Die Referentin berichtet ausführlich von den von ihr geleiteten Yoga-Kursen: Schon nach einer achtwöchigen Trainingsphase seien Angst, Depressionen und Fatigue signifikant zurückgegangen. Für 92 Prozent der Teilnehmer habe sich die Erfolgserwartung erfüllt. Tatsächlich verringere Yoga unter Achtsamkeit basierten Bedingungen Angst, mindere die Fatigue- und Stresssymptomatik, erhöhe die Lebensqualität und das Selbstwertgefühl und mache die Therapie besser verträglich.
„Raus aus dem Hamsterrad“
Der „Tempel der Gesundheit“ bestehe aus den Säulen Bewegung, Entspannung, Atmung, Ernährung und Selbsthilfe, erklärt Jentschke. „Die Patienten müssen lernen, auf sich selbst, auf ihre eigenen Bedürfnisse zu achten, und diese dann auch umzusetzen“, betont die Referentin. Viele hätten das bisher nie gemacht oder gewagt. „Sie müssen raus aus ihrem bisherigen Hamsterrad.“ Dazu zitiert sie eine Patientin: Warum habe ich erst durch die Erkrankung und die Therapie erfahren, wie gut es tut, sich zu spüren?
„Trotz der Erkrankung Freude empfinden“, das sei zunächst nur ein guter Rat, schließt Dr. Jentschke. Um ihn verwirklichen zu können, sei die Frage hilfreich: Was hat mir schon immer Freude bereitet? Was kann ich neu erfahren? Die Zuhörer im voll besetzten Leo-Vortragssaal dankten der Psychologin aus Würzburg mit langem Beifall für ihren durch große Klarheit und Empathie gekennzeichneten Vortrag.

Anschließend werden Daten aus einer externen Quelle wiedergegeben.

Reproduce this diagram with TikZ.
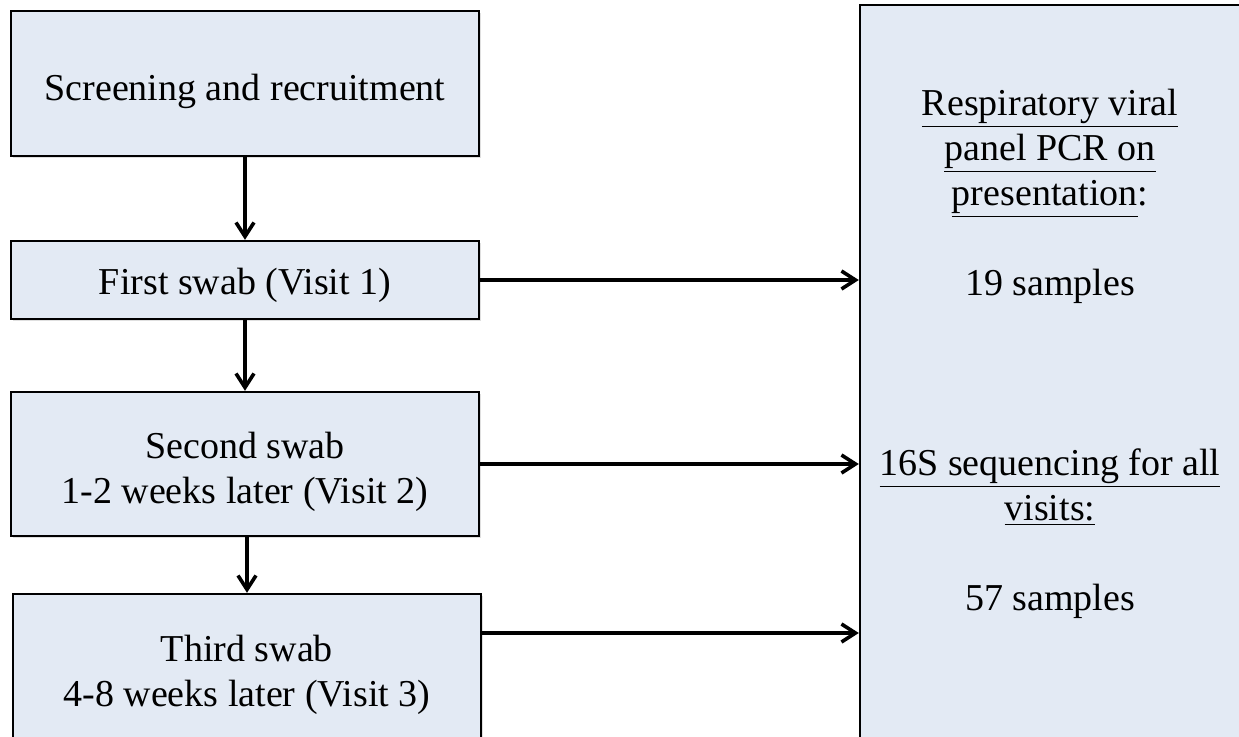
\documentclass[tikz,border=0pt]{standalone}
\usepackage{fontspec}
\setmainfont{Liberation Serif}
\usetikzlibrary{arrows.meta,shadows}
\definecolor{boxfill}{RGB}{227,234,244}
\tikzset{
  stepbox/.style={draw=black, line width=1.2pt, fill=boxfill,
    minimum width=234pt, inner sep=0pt,
    drop shadow={shadow xshift=1pt, shadow yshift=-1.2pt, opacity=0.25}},
  steptext/.style={align=center, inner sep=0pt, yshift=-4pt},
  flow/.style={line width=1.8pt, -{Straight Barb[length=7pt, width=9pt, line width=1.8pt]}}
}
\begin{document}
\begin{tikzpicture}[x=0.5pt, y=-0.5pt, font=\fontsize{19}{22.5}\selectfont, line cap=round]
	\useasboundingbox (0,0) rectangle (1239,736);
	\clip (0,0) rectangle (1239,736);
	% left column
	\node[stepbox, minimum height=72.5pt] (b1) at (245,83.5) {};
	\node[stepbox, minimum height=39pt] (b2) at (245,280) {};
	\node[stepbox, minimum height=72pt] (b3) at (245,464) {};
	\node[stepbox, minimum height=73pt] (b4) at (247,667) {};
	\node[steptext] (t1) at (b1) {Screening and recruitment};
	\node[steptext, yshift=1.5pt] (t2) at (b2) {First swab (Visit 1)};
	\node[steptext] (t3) at (b3) {Second swab\\1-2 weeks later (Visit 2)};
	\node[steptext] (t4) at (b4) {Third swab\\4-8 weeks later (Visit 3)};
	% right column
	\node[stepbox, minimum width=191pt, minimum height=370pt] (res) at (1051,375) {};
	\node[anchor=north, align=center, inner sep=0pt] (restxt) at (1050,89)
		{\underline{Respiratory viral}\\\underline{panel PCR on}\\\underline{presentation}:\\[22.5pt]
		 19 samples\\[67.5pt]
		 \underline{16S sequencing for all}\\\underline{visits:}\\[22.5pt]
		 57 samples};
	\coordinate (lvl3) at (0,633);
	\draw[flow] (b1.south) -- (b2.north);
	\draw[flow] (b2.south) -- (b3.north);
	\draw[flow] ([xshift=1pt]b3.south) -- ([xshift=1pt]b3.south |- b4.north);
	\draw[flow] (b2.east) -- (b2.east -| res.west);
	\draw[flow] (b3.east) -- (b3.east -| res.west);
	\draw[flow] (b4.east |- lvl3) -- (res.west |- lvl3);
\end{tikzpicture}
\end{document}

Doris Göb, Psychoonkologin und Leiterin der Krebsberatungsstelle im Leopoldina, verwies auf die beiden vierteiligen Yoga-Kurse, die am 6. September und am 18. Oktober in Schweinfurt beginnen. Darüber hinaus bietet die Beratungsstelle eine Vielzahl von Vorträgen und Kursen an, von denen hier einige erwähnt werden: Was tun gegen Nebenwirkungen der Chemotherapie, Frauengruppe „Entspannen und visualisieren“, MammaCare-Methode, Kraftquelle Malen, Klangreise, Wander- und Sportgruppe.